その処置は年明けあたりにすることになるらしい。それまでは1ヶ月に一度ほどの経過観察と定期検診を受けることになる。
先日、その最初の定期検診があった。
歯科衛生士さんが歯をチェックした後にきれいにしてくれた。歯がきれいになるととても気持ちがいい。今までなんで歯医者を嫌っていたのだろうか。もっと早くからちゃんと行けばよかった。これを読んでいる、歯医者に行くのを躊躇っているそこのあなた、行くなら今ですよ!行きましょう!
「以前よりも歯の状態がとてもいいですね。ブラッシングもかなり上手になっています」
それは思いがけない一言だった。特段何か変えたことはない。ただ、歯科衛生士さんによると、上の前歯の表面と下の犬歯の裏側に若干の磨き残しがある程度で、あとは奥まで含めてきちんと磨けていたようだ。

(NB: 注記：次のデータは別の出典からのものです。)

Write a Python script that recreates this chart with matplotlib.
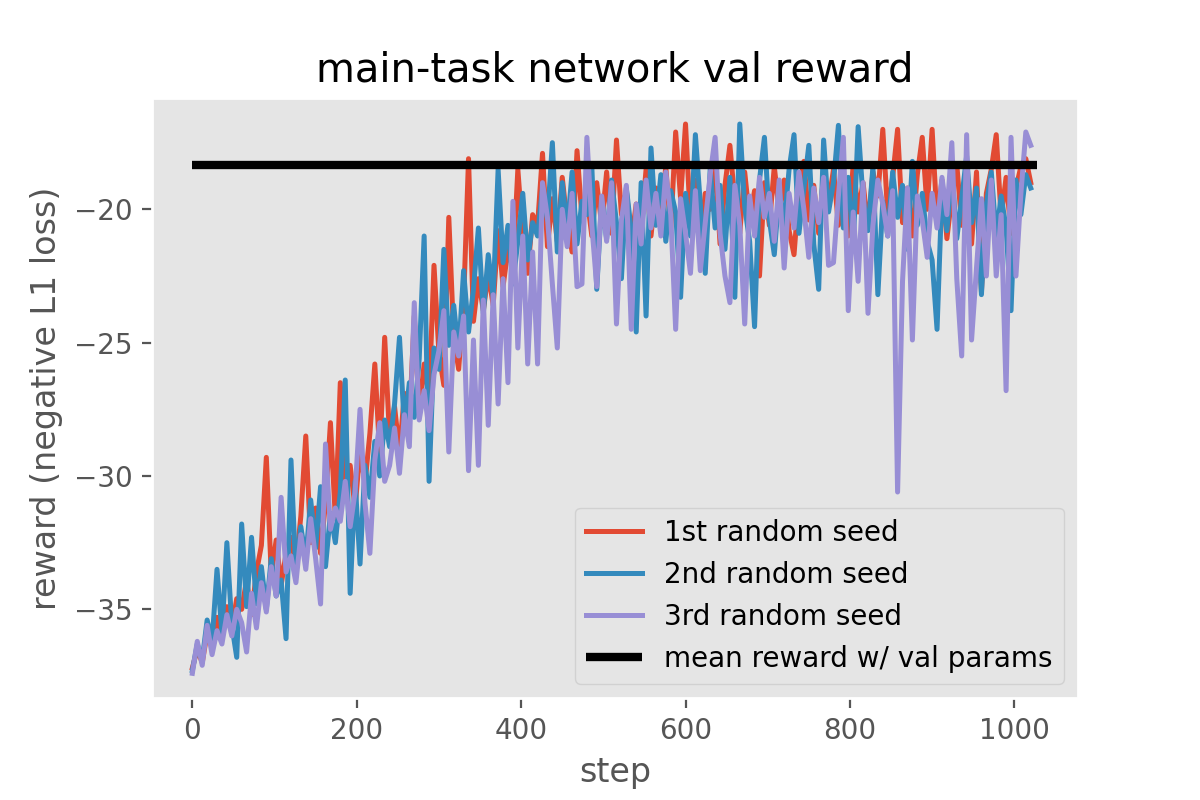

こんなにダイレクトに“褒められる”のが久しぶりすぎて、私はまごついてしまった。なんと返答すればよかったのだろう。「ありがとうございます」は変な気がするし、「へへっ…そうですか…」だと気持ちが悪い。適切な言葉は意外と出てこないものだ。
褒められることが少なくなったのか、それとも褒めを素直に受け止められなくなったのか、どちらなのだろう。もしかしたらその両方かもしれない。
歯医者さんの椅子の上で久々の褒めを浴びながら、もっと人を褒めるべきなのかもしれないし、また私も褒めをもっと素直に捉えるべきなのかもしれない、なんて考えていた。
真っ直ぐに褒められるというのはやっぱりいいものだ。これからもブラッシングを頑張ろう、と柄にもなく思っているほどだ。
それにしても…「一度見たら忘れられない顔ですよね」は、褒めなのだろうか。それについては、まだ私は素直に褒めだとは認められない。